(Stored data entries)
--- BEGIN ---
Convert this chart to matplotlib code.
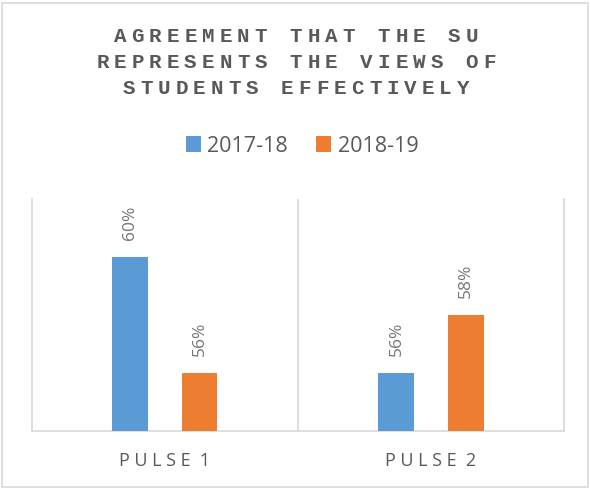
import matplotlib.pyplot as plt
import matplotlib.patches as patches
import numpy as np

# data
categories = ['PULSE 1', 'PULSE 2']
series_names = ['2017-18', '2018-19']
values_1718 = [60, 56]
values_1819 = [56, 58]
title_lines = ['AGREEMENT THAT THE SU', 'REPRESENTS THE VIEWS OF', 'STUDENTS EFFECTIVELY']

blue = '#5B9BD5'
orange = '#ED7D31'
grey = '#595959'
line_grey = '#D9D9D9'

fig = plt.figure(figsize=(5.9, 4.88), dpi=100)
ax = fig.add_axes([0.054, 0.117, 0.902, 0.475])

x = np.arange(len(categories))
w = 0.135
off = 0.13
b1 = ax.bar(x - off, values_1718, width=w, color=blue, label=series_names[0], zorder=3)
b2 = ax.bar(x + off, values_1819, width=w, color=orange, label=series_names[1], zorder=3)

# data labels, rotated like the original
for bars, vals in [(b1, values_1718), (b2, values_1819)]:
    for rect, v in zip(bars, vals):
        ax.annotate(f'{v}%', (rect.get_x() + rect.get_width() / 2, v),
                    xytext=(0, 12), textcoords='offset points',
                    rotation=90, ha='center', va='bottom',
                    fontsize=12.5, family='Open Sans', color='#767676')

ax.set_xlim(-0.5, 1.5)
ax.set_ylim(54, 62)
ax.set_yticks([])
ax.set_xticks(x)
ax.set_xticklabels(['P U L S E  1', 'P U L S E  2'], family='Open Sans',
                   fontsize=13, color=grey)
ax.tick_params(axis='x', length=0, pad=15)
ax.spines['top'].set_visible(False)
for s in ['left', 'right', 'bottom']:
    ax.spines[s].set_color(line_grey)
    ax.spines[s].set_linewidth(1.2)
ax.axvline(0.5, color=line_grey, lw=1.2, zorder=1)

# legend
leg = fig.legend(handles=[b1, b2], loc='center', bbox_to_anchor=(302 / 590, 1 - 146 / 488),
                 ncol=2, frameon=False, handlelength=0.7, handleheight=0.7,
                 handletextpad=0.3, columnspacing=1.3,
                 prop={'family': 'Open Sans', 'size': 15.5})
for t in leg.get_texts():
    t.set_color(grey)

# title with letter spacing, drawn char by char
pitch = 17.6 / 590
line_y = [37, 63, 89]
for line, yy in zip(title_lines, line_y):
    n = len(line)
    x0 = 296 / 590 - (n - 1) / 2 * pitch
    for i, ch in enumerate(line):
        fig.text(x0 + i * pitch, 1 - yy / 488, ch, ha='center', va='center',
                 family='Liberation Mono', weight='bold', fontsize=15, color=grey)

# light border round the whole chart
fig.patches.append(patches.Rectangle((0.004, 0.003), 0.992, 0.991, transform=fig.transFigure,
                                     fill=False, edgecolor=line_grey, lw=1.2))

fig.savefig('out.png', dpi=100)
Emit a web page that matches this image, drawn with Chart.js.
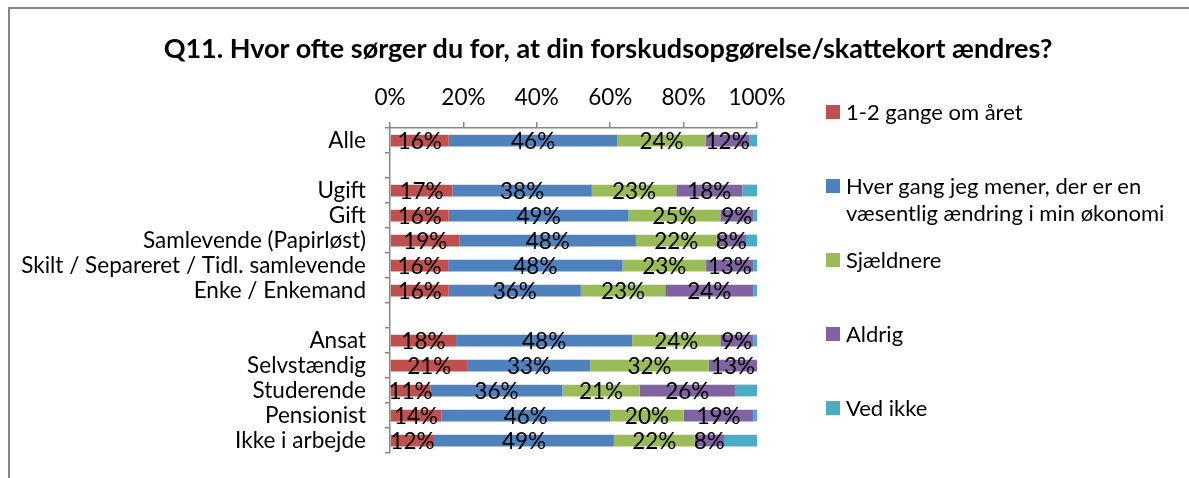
--- END ---
From the records given above, copy all lines containing "matplotlib".

FULL SOLUTION:
Convert this chart to matplotlib code.
import matplotlib.pyplot as plt
import matplotlib.patches as patches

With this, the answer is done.